Project for Laura Gitlen Gallery, New York City. 
Also exhibited at James Cohan Gallery, New York City.
2012

“Now this shows you the roofless motif which I think is very, very handsome. . . .This is really the old hotel and you can see that instead of just tearing it down at once they tear it down partially so that you are not deprived of the wreckage situation. That’s very satisfying actually to me: it’s not often that you see buildings being both ripped down and built up at the same time. . . .”
– Robert Smithson

In three acts of ventriloquism, chaos gives way to formalism. An exhibition of new work by Harrell Fletcher, Corin Hewitt, and Elizabeth McAlpine, Roofless Motifs includes performance, drawings, photographs and video where the spontaneity of performance and the entropic forces of nature push the limits of form. At the same time, the insistence of structuralism and our reliance on language further defines the parameters of each artist’s work.

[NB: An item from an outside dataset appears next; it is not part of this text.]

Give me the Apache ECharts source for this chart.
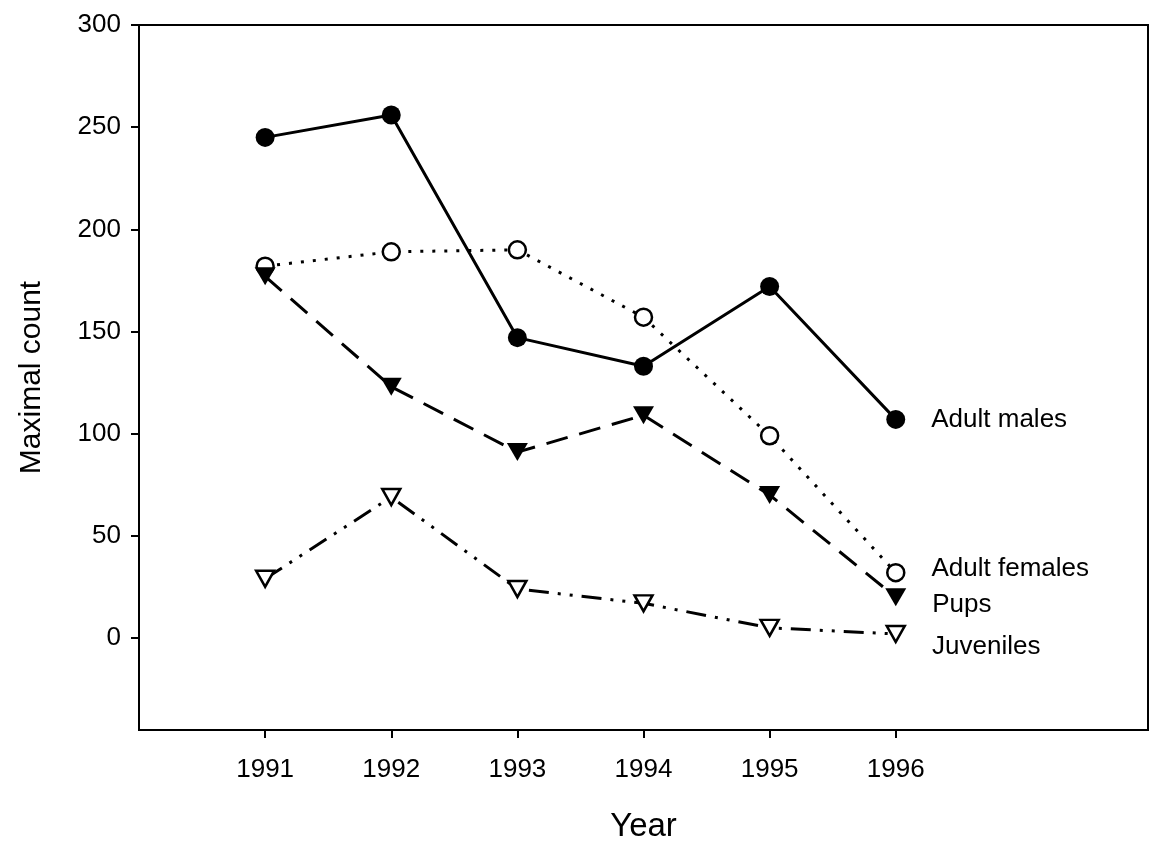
<!DOCTYPE html>
<html>
<head>
<meta charset="utf-8">
<script src="https://cdn.jsdelivr.net/npm/echarts@6/dist/echarts.min.js"></script>
<style>
  html, body { margin: 0; padding: 0; background: #fff; }
  #chart { width: 1153px; height: 848px; }
</style>
</head>
<body>
<div id="chart"></div>
<script>
// years + counts
const years = [1991, 1992, 1993, 1994, 1995, 1996]
const adultMales = [245, 256, 147, 133, 172, 107]
const adultFemales = [182, 189, 190, 157, 99, 32]
const pups = [177, 123, 91, 109, 70, 20]
const juveniles = [29, 69, 24, 17, 5, 2]
const yTicks = [0, 50, 100, 150, 200, 250, 300]

const font = 'Liberation Sans, Arial, sans-serif'

// pair years with values, label only the last point
function pts(vals, name, dy) {
    return vals.map((v, i) => {
        let p = { value: [years[i], v] }
        if (i === vals.length - 1) {
            p.label = {
                show: true,
                position: 'right',
                distance: 26,
                offset: [0, dy],
                formatter: name,
                color: '#000',
                fontFamily: font,
                fontSize: 26
            }
        }
        return p
    })
}

let mycharts = echarts.init(document.getElementById('chart'))
mycharts.setOption({
    animation: false,
    backgroundColor: '#fff',
    grid: {
        left: 139,
        right: 5,
        top: 25,
        bottom: 118,
        show: true,
        borderColor: '#000',
        borderWidth: 2
    },
    xAxis: {
        type: 'value',
        min: 1990,
        max: 1998,
        name: 'Year',
        nameLocation: 'middle',
        nameGap: 80,
        nameTextStyle: { fontFamily: font, fontSize: 33, color: '#000' },
        splitLine: { show: false },
        axisLine: { show: true, onZero: false, lineStyle: { color: '#000', width: 2 } },
        axisTick: { show: true, customValues: years, length: 8, lineStyle: { color: '#000', width: 2 } },
        axisLabel: {
            customValues: years,
            formatter: v => String(v),
            margin: 27,
            fontFamily: font,
            fontSize: 26,
            color: '#000'
        }
    },
    yAxis: {
        type: 'value',
        min: -45,
        max: 300,
        name: 'Maximal count',
        nameLocation: 'middle',
        nameGap: 92,
        nameTextStyle: { fontFamily: font, fontSize: 30, color: '#000' },
        splitLine: { show: false },
        axisLine: { show: true, onZero: false, lineStyle: { color: '#000', width: 2 } },
        axisTick: { show: true, customValues: yTicks, length: 8, lineStyle: { color: '#000', width: 2 } },
        axisLabel: {
            customValues: yTicks,
            margin: 18,
            fontFamily: font,
            fontSize: 26,
            color: '#000'
        }
    },
    series: [
        {
            name: 'Adult males',
            type: 'line',
            data: pts(adultMales, 'Adult males', 0),
            symbol: 'circle',
            symbolSize: 19,
            itemStyle: { color: '#000' },
            lineStyle: { color: '#000', width: 3, type: 'solid' }
        },
        {
            name: 'Adult females',
            type: 'line',
            data: pts(adultFemales, 'Adult females', -4),
            symbol: 'circle',
            symbolSize: 17,
            itemStyle: { color: '#fff', borderColor: '#000', borderWidth: 2.5 },
            lineStyle: { color: '#000', width: 3, type: [3, 9] }
        },
        {
            name: 'Pups',
            type: 'line',
            data: pts(pups, 'Pups', 8),
            symbol: 'triangle',
            symbolRotate: 180,
            symbolSize: [21, 18],
            itemStyle: { color: '#000' },
            lineStyle: { color: '#000', width: 3, type: [22, 12] }
        },
        {
            name: 'Juveniles',
            type: 'line',
            data: pts(juveniles, 'Juveniles', 13),
            symbol: 'triangle',
            symbolRotate: 180,
            symbolSize: [18, 16],
            itemStyle: { color: '#fff', borderColor: '#000', borderWidth: 2.5 },
            lineStyle: { color: '#000', width: 3, type: [20, 9, 3, 9, 3, 9] }
        }
    ]
})
</script>
</body>
</html>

In 1972, Robert Smithson delivered a slide lecture to the architecture students at the University of Utah on Hotel Palenque, a partially demolished construction project he came across in Mexico. Offhand, and at times droll in its delivery, Smithson recounted the beauty and intrigue of the waterless pools, rebar jutting out of demolished concrete walls, and roofless buildings. Unclear if the lecture mocked academia and its fetishization of these sites or was a genuine recount of his visit, the notorious lecture has become legendary in Smithson’s life and work.

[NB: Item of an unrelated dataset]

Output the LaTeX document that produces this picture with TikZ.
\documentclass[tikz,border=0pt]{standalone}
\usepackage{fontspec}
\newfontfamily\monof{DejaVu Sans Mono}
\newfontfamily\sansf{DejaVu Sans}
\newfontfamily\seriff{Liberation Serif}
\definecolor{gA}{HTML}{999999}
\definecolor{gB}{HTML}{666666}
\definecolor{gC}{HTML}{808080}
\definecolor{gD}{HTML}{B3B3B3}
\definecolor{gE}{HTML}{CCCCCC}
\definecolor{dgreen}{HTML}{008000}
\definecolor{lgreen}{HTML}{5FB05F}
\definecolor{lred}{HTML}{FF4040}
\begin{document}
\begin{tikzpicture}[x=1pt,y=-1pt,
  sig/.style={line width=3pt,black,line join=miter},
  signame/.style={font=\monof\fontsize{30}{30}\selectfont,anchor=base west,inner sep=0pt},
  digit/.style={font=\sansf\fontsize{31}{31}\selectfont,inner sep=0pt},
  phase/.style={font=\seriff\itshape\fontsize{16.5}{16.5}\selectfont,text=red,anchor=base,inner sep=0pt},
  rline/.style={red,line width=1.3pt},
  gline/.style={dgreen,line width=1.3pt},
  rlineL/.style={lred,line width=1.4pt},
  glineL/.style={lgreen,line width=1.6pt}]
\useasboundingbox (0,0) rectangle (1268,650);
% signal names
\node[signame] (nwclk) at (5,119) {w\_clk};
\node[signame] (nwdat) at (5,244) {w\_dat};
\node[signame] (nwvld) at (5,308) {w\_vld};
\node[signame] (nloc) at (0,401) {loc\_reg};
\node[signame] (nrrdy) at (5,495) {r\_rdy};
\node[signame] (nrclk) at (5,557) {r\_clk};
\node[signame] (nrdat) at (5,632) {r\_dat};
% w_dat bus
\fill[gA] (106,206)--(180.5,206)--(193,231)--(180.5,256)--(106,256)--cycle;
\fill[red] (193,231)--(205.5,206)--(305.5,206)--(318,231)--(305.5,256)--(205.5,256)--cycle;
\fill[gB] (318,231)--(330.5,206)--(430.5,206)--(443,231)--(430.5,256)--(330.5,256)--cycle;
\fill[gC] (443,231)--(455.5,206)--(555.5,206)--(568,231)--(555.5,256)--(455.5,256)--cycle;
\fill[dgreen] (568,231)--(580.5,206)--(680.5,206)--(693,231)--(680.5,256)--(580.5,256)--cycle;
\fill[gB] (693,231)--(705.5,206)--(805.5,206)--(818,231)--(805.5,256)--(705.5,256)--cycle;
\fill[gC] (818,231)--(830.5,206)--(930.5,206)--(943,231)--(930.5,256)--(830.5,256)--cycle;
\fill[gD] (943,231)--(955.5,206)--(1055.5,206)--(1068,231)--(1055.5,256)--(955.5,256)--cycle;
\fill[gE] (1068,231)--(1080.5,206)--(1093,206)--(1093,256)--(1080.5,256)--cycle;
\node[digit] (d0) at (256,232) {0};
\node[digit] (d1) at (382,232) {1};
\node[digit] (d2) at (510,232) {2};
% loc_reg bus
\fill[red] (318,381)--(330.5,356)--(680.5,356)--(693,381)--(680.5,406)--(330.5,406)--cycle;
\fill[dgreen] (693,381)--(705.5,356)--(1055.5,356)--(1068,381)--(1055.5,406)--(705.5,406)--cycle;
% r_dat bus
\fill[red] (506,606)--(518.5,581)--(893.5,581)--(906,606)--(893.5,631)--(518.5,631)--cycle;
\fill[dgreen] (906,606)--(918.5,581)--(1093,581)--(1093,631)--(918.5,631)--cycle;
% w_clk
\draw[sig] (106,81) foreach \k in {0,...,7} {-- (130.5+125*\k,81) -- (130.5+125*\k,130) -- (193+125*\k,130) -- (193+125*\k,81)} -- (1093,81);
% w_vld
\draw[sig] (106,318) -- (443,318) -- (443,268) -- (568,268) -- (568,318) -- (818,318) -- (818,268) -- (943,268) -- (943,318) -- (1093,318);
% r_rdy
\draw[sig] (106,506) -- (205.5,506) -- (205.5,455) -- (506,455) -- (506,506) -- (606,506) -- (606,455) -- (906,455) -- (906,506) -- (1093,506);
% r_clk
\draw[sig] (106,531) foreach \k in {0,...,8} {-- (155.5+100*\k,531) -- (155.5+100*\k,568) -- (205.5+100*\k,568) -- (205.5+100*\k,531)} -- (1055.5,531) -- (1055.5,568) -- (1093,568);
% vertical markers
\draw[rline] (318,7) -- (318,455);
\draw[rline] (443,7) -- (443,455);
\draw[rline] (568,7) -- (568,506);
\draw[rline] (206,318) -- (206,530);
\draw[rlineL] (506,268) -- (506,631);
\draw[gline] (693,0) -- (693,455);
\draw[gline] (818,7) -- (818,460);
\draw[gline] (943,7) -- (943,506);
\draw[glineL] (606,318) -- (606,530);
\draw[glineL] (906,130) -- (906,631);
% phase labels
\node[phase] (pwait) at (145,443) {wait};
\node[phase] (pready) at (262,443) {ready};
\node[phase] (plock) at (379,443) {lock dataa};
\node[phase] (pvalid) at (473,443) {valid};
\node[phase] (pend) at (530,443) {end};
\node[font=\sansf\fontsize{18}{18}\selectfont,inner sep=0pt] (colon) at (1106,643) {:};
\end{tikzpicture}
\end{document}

Harrell Fletcher’s video, Robert Smithson: The Hotel Palenque, covers Smithson’s original lecture, delivering its content in a drier and more ambiguous tone. Questioning the distribution of knowledge and its interpretation, Fletcher’s work resists traditional hierarchies, opening up dialogues between and across political structures. The bootlegged and casual nature of his work also suggests an irreverence toward the preciousness of the art world that galvanizes and instantiates the original.